■ WHAT THIS TASK INVOLVES
Produce a word-for-word copy of the listing below without its pictures.

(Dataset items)
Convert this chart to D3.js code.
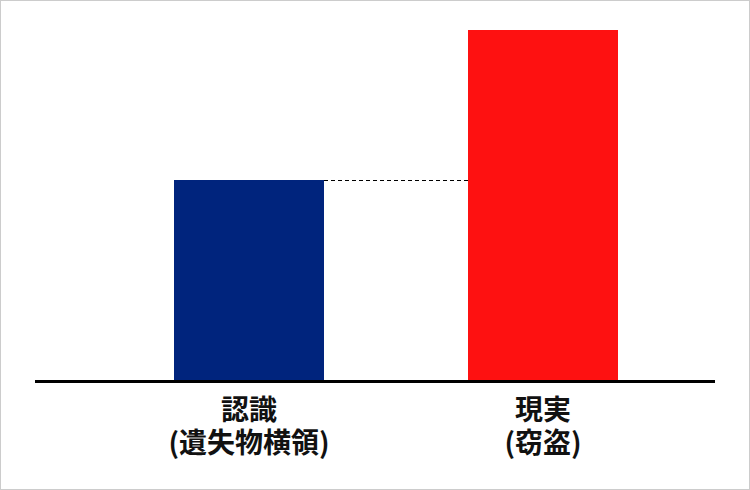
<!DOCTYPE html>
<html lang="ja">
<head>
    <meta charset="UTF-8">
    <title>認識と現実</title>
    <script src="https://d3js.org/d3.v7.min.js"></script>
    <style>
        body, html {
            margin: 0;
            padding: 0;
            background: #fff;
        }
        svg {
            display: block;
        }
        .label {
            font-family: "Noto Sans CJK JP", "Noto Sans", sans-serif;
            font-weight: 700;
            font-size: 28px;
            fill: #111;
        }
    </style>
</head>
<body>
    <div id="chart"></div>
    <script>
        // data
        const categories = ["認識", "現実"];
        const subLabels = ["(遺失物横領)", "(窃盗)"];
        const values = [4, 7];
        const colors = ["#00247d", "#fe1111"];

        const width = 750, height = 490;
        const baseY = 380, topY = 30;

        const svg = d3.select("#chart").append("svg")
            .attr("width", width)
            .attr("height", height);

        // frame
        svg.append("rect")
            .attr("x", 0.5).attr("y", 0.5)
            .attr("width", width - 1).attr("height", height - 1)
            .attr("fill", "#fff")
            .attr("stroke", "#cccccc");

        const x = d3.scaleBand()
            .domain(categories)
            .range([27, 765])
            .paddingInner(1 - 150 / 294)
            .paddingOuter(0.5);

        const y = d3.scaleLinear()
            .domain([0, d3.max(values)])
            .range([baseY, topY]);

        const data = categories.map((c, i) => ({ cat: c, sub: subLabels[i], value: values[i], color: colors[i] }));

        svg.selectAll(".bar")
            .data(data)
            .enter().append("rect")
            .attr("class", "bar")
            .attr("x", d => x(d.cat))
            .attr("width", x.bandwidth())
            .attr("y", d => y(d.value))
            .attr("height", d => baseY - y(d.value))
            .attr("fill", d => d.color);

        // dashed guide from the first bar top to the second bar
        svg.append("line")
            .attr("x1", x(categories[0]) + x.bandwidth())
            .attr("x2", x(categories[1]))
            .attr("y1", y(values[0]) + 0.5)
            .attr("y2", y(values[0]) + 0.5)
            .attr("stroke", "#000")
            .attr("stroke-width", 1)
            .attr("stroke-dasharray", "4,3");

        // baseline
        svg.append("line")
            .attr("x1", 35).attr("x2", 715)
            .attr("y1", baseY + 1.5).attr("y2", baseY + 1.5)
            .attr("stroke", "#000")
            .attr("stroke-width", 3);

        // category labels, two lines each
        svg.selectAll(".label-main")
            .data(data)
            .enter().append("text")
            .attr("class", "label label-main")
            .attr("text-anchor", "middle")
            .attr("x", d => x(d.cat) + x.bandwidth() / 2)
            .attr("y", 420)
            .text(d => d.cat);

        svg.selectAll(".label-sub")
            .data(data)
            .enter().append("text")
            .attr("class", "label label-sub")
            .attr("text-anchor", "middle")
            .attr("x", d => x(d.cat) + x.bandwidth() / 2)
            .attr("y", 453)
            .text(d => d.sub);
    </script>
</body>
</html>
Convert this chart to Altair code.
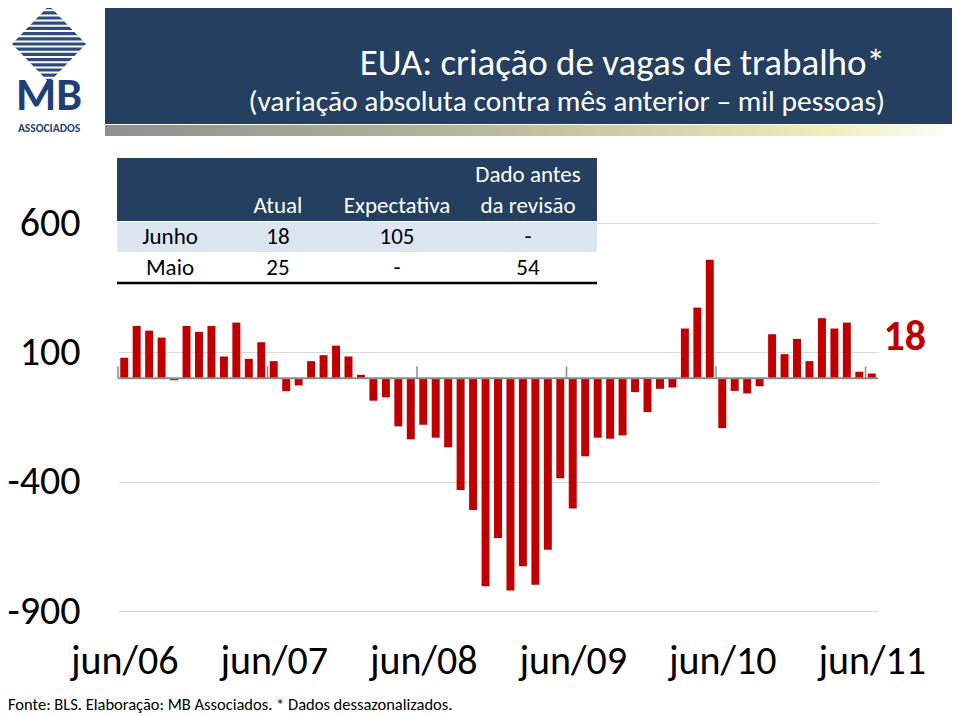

■ RESULT OF THIS TASK
Convert this chart to D3.js code.
<!DOCTYPE html>
<html lang="ja">
<head>
    <meta charset="UTF-8">
    <title>認識と現実</title>
    <script src="https://d3js.org/d3.v7.min.js"></script>
    <style>
        body, html {
            margin: 0;
            padding: 0;
            background: #fff;
        }
        svg {
            display: block;
        }
        .label {
            font-family: "Noto Sans CJK JP", "Noto Sans", sans-serif;
            font-weight: 700;
            font-size: 28px;
            fill: #111;
        }
    </style>
</head>
<body>
    <div id="chart"></div>
    <script>
        // data
        const categories = ["認識", "現実"];
        const subLabels = ["(遺失物横領)", "(窃盗)"];
        const values = [4, 7];
        const colors = ["#00247d", "#fe1111"];

        const width = 750, height = 490;
        const baseY = 380, topY = 30;

        const svg = d3.select("#chart").append("svg")
            .attr("width", width)
            .attr("height", height);

        // frame
        svg.append("rect")
            .attr("x", 0.5).attr("y", 0.5)
            .attr("width", width - 1).attr("height", height - 1)
            .attr("fill", "#fff")
            .attr("stroke", "#cccccc");

        const x = d3.scaleBand()
            .domain(categories)
            .range([27, 765])
            .paddingInner(1 - 150 / 294)
            .paddingOuter(0.5);

        const y = d3.scaleLinear()
            .domain([0, d3.max(values)])
            .range([baseY, topY]);

        const data = categories.map((c, i) => ({ cat: c, sub: subLabels[i], value: values[i], color: colors[i] }));

        svg.selectAll(".bar")
            .data(data)
            .enter().append("rect")
            .attr("class", "bar")
            .attr("x", d => x(d.cat))
            .attr("width", x.bandwidth())
            .attr("y", d => y(d.value))
            .attr("height", d => baseY - y(d.value))
            .attr("fill", d => d.color);

        // dashed guide from the first bar top to the second bar
        svg.append("line")
            .attr("x1", x(categories[0]) + x.bandwidth())
            .attr("x2", x(categories[1]))
            .attr("y1", y(values[0]) + 0.5)
            .attr("y2", y(values[0]) + 0.5)
            .attr("stroke", "#000")
            .attr("stroke-width", 1)
            .attr("stroke-dasharray", "4,3");

        // baseline
        svg.append("line")
            .attr("x1", 35).attr("x2", 715)
            .attr("y1", baseY + 1.5).attr("y2", baseY + 1.5)
            .attr("stroke", "#000")
            .attr("stroke-width", 3);

        // category labels, two lines each
        svg.selectAll(".label-main")
            .data(data)
            .enter().append("text")
            .attr("class", "label label-main")
            .attr("text-anchor", "middle")
            .attr("x", d => x(d.cat) + x.bandwidth() / 2)
            .attr("y", 420)
            .text(d => d.cat);

        svg.selectAll(".label-sub")
            .data(data)
            .enter().append("text")
            .attr("class", "label label-sub")
            .attr("text-anchor", "middle")
            .attr("x", d => x(d.cat) + x.bandwidth() / 2)
            .attr("y", 453)
            .text(d => d.sub);
    </script>
</body>
</html>
Convert this chart to Altair code.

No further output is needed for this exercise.